Если говорить о современной литературе в це лом, ученый пока не претендует на то, чтобы стать ее главным персонажем. Работа в науке не такая уж популярная и массовая…
Да, несмотря на общественную значимость таких фигур, как, скажем, Лихачев и Сахаров, центральным персонажем литературы ученый не стал. Вы правы, безусловно, и в том, что положение ученого сейчас не слишком высоко, упал социальный престиж профессии, не говоря уже об уровне зарплаты. Давно уже было объявлено, что средняя зарплата в науке составляет 30 тысяч рублей в месяц. Не знаю, кто именно получает среднюю зарплату, но жалованье доктора наук в академическом институте гораздо ниже. Наши же аспиранты получают 2100 (!) рублей в месяц: скажите, можно ли жить на 2100 рублей? Возвращаясь к литературе, предположу, что роль «маленького человека» в ней будет скоро играть не чиновник (он-то как раз живет неплохо!), а ученый. Из этой среды и потянутся в литературу новые Акакии Акакиевичи.
Профессор Никольский — научный руководитель главного героя и один из самых обаятельных персонажей романа. Есть ли у него прототипы? Сами Вы много лет работали под руководством академика Дмитрия Сергеевича Лихачева…
Никольский — это собирательный образ ученого, и Дмитрий Сергеевич его прототипом не был. Описывать Лихачева под вымышленным именем я не стал бы уже потому, что у меня была возможность написать о нем самом: я посвятил ему несколько эссе. Кроме того, мне довелось собрать и издать книгу воспоминаний о Дмитрии Сергеевиче, в которую вошли тексты восьми десятков авторов — от Виктора Астафьева до принца Чарльза. Другое дело, что образ учителя — учителя в высоком смысле — формировался у меня под его непосредственным влиянием. Дмитрий Сергеевич — человек, очень много для меня сделавший — и в науке, и в жизни.

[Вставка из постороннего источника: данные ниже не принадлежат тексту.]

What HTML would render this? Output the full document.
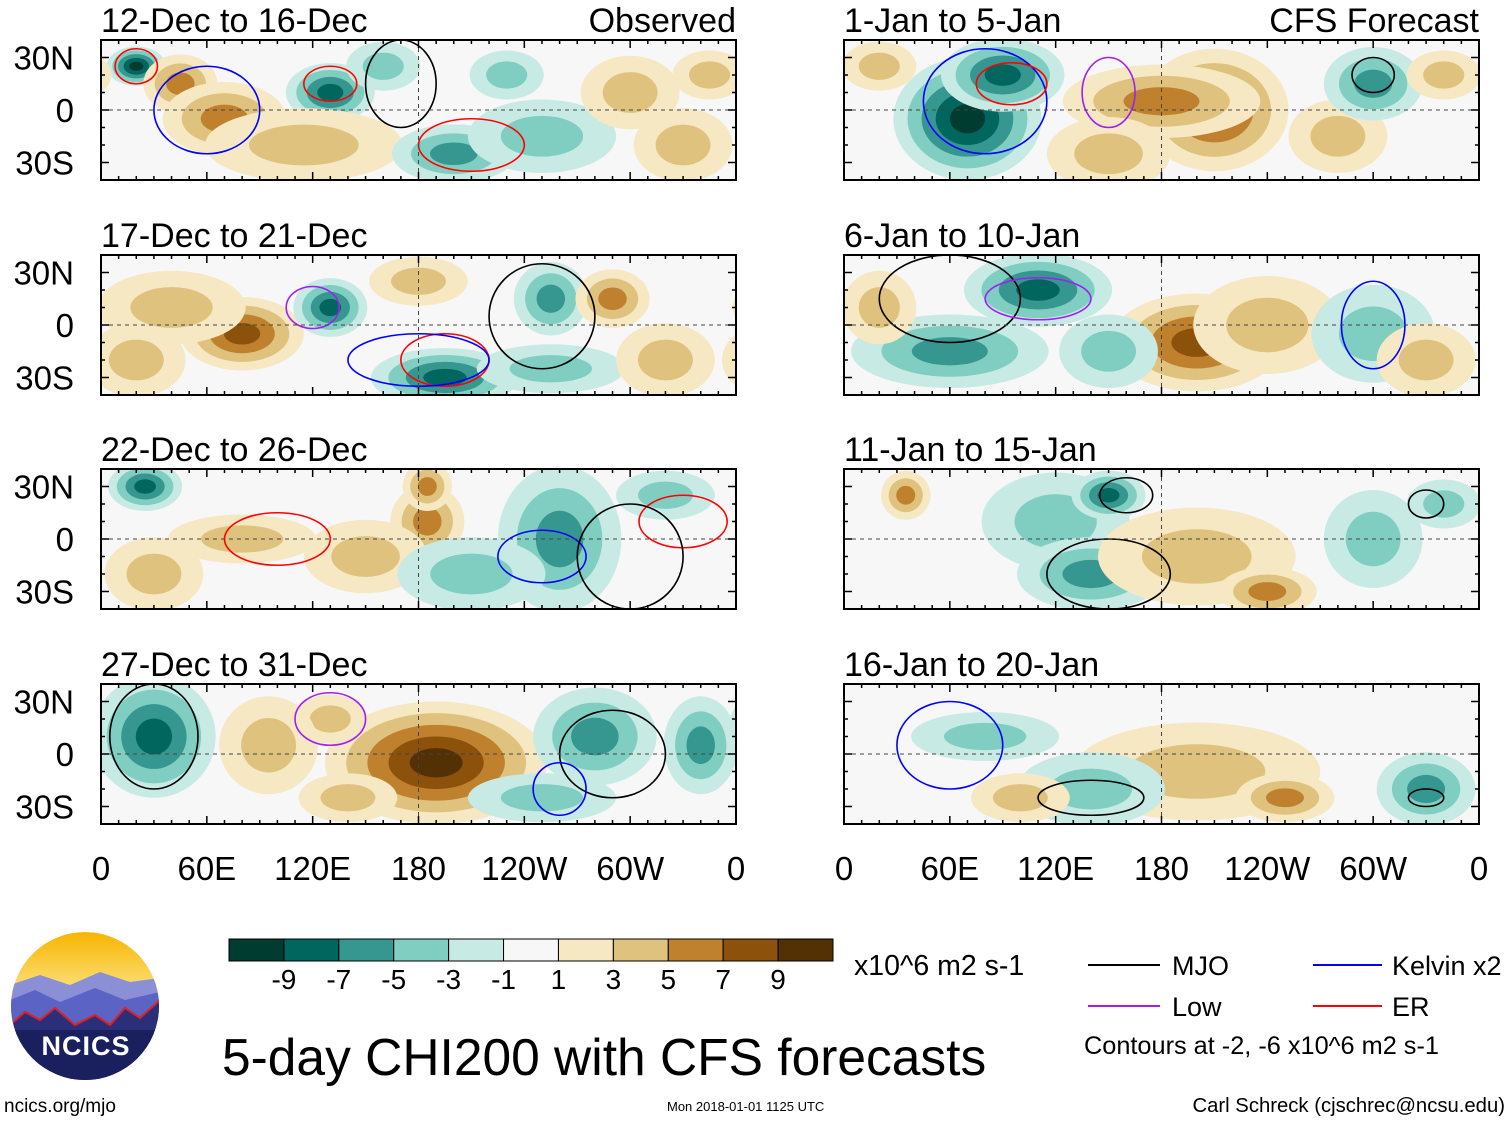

Расскажите, как на обложке «Соловьева и Ларионова» появился рисунок Михаила Шемякина.
Я познакомился с Михаилом Шемякиным и его женой Сарой де Кей много лет назад во время работы над одной из книг. Общение с ними стало одним из тех подарков, ценность которых со временем становится только выше. Шемякин — не просто великий художник, он глубокий и светлый человек. Раньше метафизика Петербурга отражалась Пушкиным, Гоголем, Достоевским, а сейчас, я думаю, она ушла из литературы в живопись и отражается Шемякиным. Его взгляд на мир мне близок. Питерские болота рождают особое семантическое и стилевое поле, в котором все мы здесь пребываем. Вероятно, ощущение этой общности и побудило меня обратиться к Шемякину по поводу рисунка для обложки. Я благодарен, что он его создал — тем более благодарен, что уже много лет Михаил не занимается иллюстрированием. Получив рисунок, я был поражен точностью его «попадания». Элементы конструктивизма замечательно соответствуют послереволюционной эпохе, в которую действовал генерал. Самого генерала Ларионова Шемякин связал с аспирантом Соловьевым колючей проволокой. Так отражена важная для романа мысль о неразрывном единстве исследователя с его темой, о неслучайности их соединения. Кроме того, в рисунке есть элементы текста, который при внимательном рассматривании можно прочесть. Но главное — абсолютное стилевое соответствие иллюстрации роману. Легкое, без вычур, искривление пространства. То, что искусствоведы обозначают выразительным словом «деформация».